Acquisition Financing
ABL frequently supports business acquisitions, particularly when the target company has strong assets but modest cash flow. The combined entity's asset base supports larger borrowing capacity than either company could access independently. This makes ABL attractive for strategic acquirers looking to consolidate industries or private equity sponsors executing buy-and-build strategies. The key is ensuring the combined assets justify the debt required to complete the transaction.
The Cost Reality of Asset-Based Lending
ABL pricing involves more components than a simple interest rate, and understanding the full cost structure helps you compare options accurately and budget appropriately.

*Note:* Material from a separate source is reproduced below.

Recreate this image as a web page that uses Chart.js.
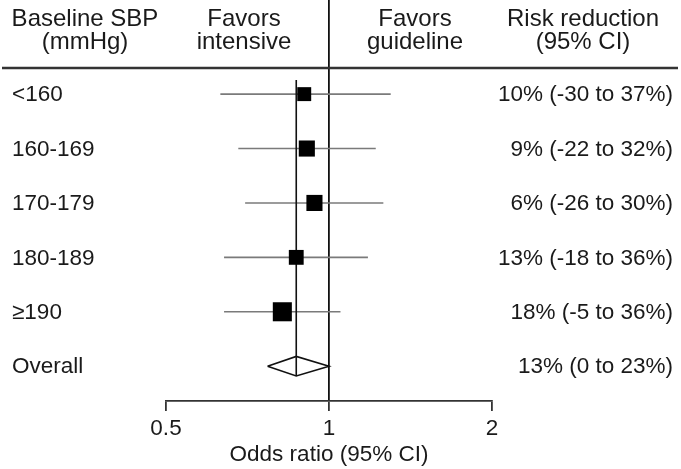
<!DOCTYPE html>
<html>
<head>
<meta charset="utf-8">
<script src="https://cdn.jsdelivr.net/npm/chart.js@4/dist/chart.umd.min.js"></script>
<style>
  html, body { margin: 0; padding: 0; background: #fff; }
  #wrap { width: 681px; height: 469px; }
</style>
</head>
<body>
<div id="wrap"><canvas id="forest" width="681" height="469"></canvas></div>
<script>
// forest plot data (odds ratios)
const rowLabels = ['<160', '160-169', '170-179', '180-189', '\u2265190', 'Overall'];
const oddsRatio = [0.90, 0.91, 0.94, 0.87, 0.82];
const ciLow = [0.63, 0.68, 0.70, 0.64, 0.64];
const ciHigh = [1.30, 1.22, 1.26, 1.18, 1.05];
const weights = [15, 20, 20, 17, 28]; // relative weight -> box area
const overall = [0.87, 0.77, 1.00]; // estimate, low, high
const riskText = ['10% (-30 to 37%)', '9% (-22 to 32%)', '6% (-26 to 30%)',
    '13% (-18 to 36%)', '18% (-5 to 36%)', '13% (0 to 23%)'];
const xTicks = [0.5, 1, 2];

const FONT = 'Liberation Sans, Arial, sans-serif';
const TEXT = '#1a1a1a';
const overallRow = rowLabels.length - 1;
const diamondHalf = 0.18;

// CI whiskers, one line dataset each
const ciSets = oddsRatio.map((v, i) => ({
    type: 'line',
    data: [{ x: ciLow[i], y: i }, { x: ciHigh[i], y: i }],
    borderColor: '#7a7a7a',
    borderWidth: 1.6,
    pointRadius: 0,
    order: 4
}));

const datasets = ciSets.concat([
    {
        // overall diamond
        type: 'line',
        data: [
            { x: overall[1], y: overallRow },
            { x: overall[0], y: overallRow - diamondHalf },
            { x: overall[2], y: overallRow },
            { x: overall[0], y: overallRow + diamondHalf },
            { x: overall[1], y: overallRow }
        ],
        borderColor: '#111',
        borderWidth: 1.6,
        backgroundColor: '#fff',
        fill: true,
        pointRadius: 0,
        tension: 0,
        order: 3
    },
    {
        // vertical line at the overall estimate
        type: 'line',
        data: [{ x: overall[0], y: -0.26 }, { x: overall[0], y: overallRow + diamondHalf }],
        borderColor: '#111',
        borderWidth: 1.6,
        pointRadius: 0,
        order: 2
    },
    {
        // boxes
        type: 'scatter',
        data: oddsRatio.map((v, i) => ({ x: v, y: i })),
        pointStyle: 'rect',
        pointRadius: weights.map(w => Math.sqrt(w) * 3.6 / Math.SQRT2),
        backgroundColor: '#000',
        borderColor: '#000',
        borderWidth: 0,
        order: 1
    }
]);

// table text + header rule
const tablePlugin = {
    id: 'tableText',
    afterDraw(chart) {
        const ctx = chart.ctx;
        const y = chart.scales.y;
        ctx.save();
        ctx.fillStyle = TEXT;
        ctx.font = '22.5px ' + FONT;
        ctx.textBaseline = 'middle';
        rowLabels.forEach((lab, i) => {
            const py = y.getPixelForValue(i) + 1;
            ctx.textAlign = 'left';
            ctx.fillText(lab, 12, py);
            ctx.textAlign = 'right';
            ctx.fillText(riskText[i], 673, py);
        });
        // header
        ctx.font = '24px ' + FONT;
        ctx.textBaseline = 'alphabetic';
        ctx.textAlign = 'center';
        const head = [
            ['Baseline SBP', '(mmHg)', 85],
            ['Favors', 'intensive', 244],
            ['Favors', 'guideline', 415],
            ['Risk reduction', '(95% CI)', 583]
        ];
        head.forEach(h => {
            ctx.fillText(h[0], h[2], 26);
            ctx.fillText(h[1], h[2], 49);
        });
        ctx.strokeStyle = '#333';
        ctx.lineWidth = 2.5;
        ctx.beginPath();
        ctx.moveTo(2, 68);
        ctx.lineTo(678, 68);
        ctx.stroke();
        ctx.restore();
    }
};

new Chart(document.getElementById('forest'), {
    type: 'scatter',
    data: { datasets: datasets },
    options: {
        responsive: false,
        animation: false,
        layout: { autoPadding: false, padding: { left: 166, right: 189, top: 0, bottom: 0 } },
        plugins: {
            legend: { display: false },
            tooltip: { enabled: false }
        },
        scales: {
            x: {
                type: 'logarithmic',
                min: 0.5,
                max: 2,
                afterBuildTicks: scale => {
                    scale.ticks = xTicks.map(v => ({ value: v }));
                },
                afterFit: scale => {
                    scale.height = 68; // axis line sits at y = 401
                },
                ticks: {
                    autoSkip: false,
                    maxRotation: 0,
                    padding: 7,
                    color: TEXT,
                    font: { family: FONT, size: 22.5, lineHeight: 1.0 },
                    callback: v => String(v)
                },
                grid: {
                    drawOnChartArea: true,
                    color: c => (c.tick && c.tick.value === 1 ? '#111' : 'rgba(0,0,0,0)'),
                    lineWidth: 1.8,
                    tickLength: 10,
                    tickColor: '#333',
                    tickWidth: 1.8
                },
                border: { display: true, color: '#333', width: 1.8 },
                title: {
                    display: true,
                    text: 'Odds ratio (95% CI)',
                    color: TEXT,
                    font: { family: FONT, size: 22.5, lineHeight: 1.0 },
                    padding: { top: 0, bottom: 3 }
                }
            },
            y: {
                type: 'linear',
                min: -1.73,
                max: 5.64,
                reverse: true,
                display: false
            }
        }
    },
    plugins: [tablePlugin]
});
</script>
</body>
</html>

Interest Rates and Spreads
ABL interest rates typically run 1-3% higher than conventional bank lines of credit, reflecting the additional monitoring and risk management involved. Rates are usually structured as a spread over a base rate (Prime or SOFR), ranging from Prime + 1% for the strongest borrowers to Prime + 4% for more challenging credits. The spread you receive depends on your overall credit profile, asset quality, and the competitive dynamics of your specific deal.
Fees Beyond Interest
ABL facilities carry fees that traditional loans don't: field exam fees (typically $1,000-2,000 per day for auditors), unused line fees (0.25-0.50% on undrawn amounts), and collateral monitoring fees. Upfront costs include commitment fees, legal expenses, and appraisal costs that can total 1-2% of the facility size. These fees add up, so calculate your all-in cost of capital rather than focusing solely on the interest rate when comparing financing options.
When ABL Costs Are Justified
Despite higher costs, ABL often makes economic sense when the alternative is turning down business or paying vendors late. If a $500,000 ABL facility costs $15,000 more annually than a conventional line you can't qualify for, but enables you to accept a contract with $100,000 in profit, the math works clearly in ABL's favor. The relevant comparison isn't ABL versus cheaper financing you can get—it's ABL versus no financing at all.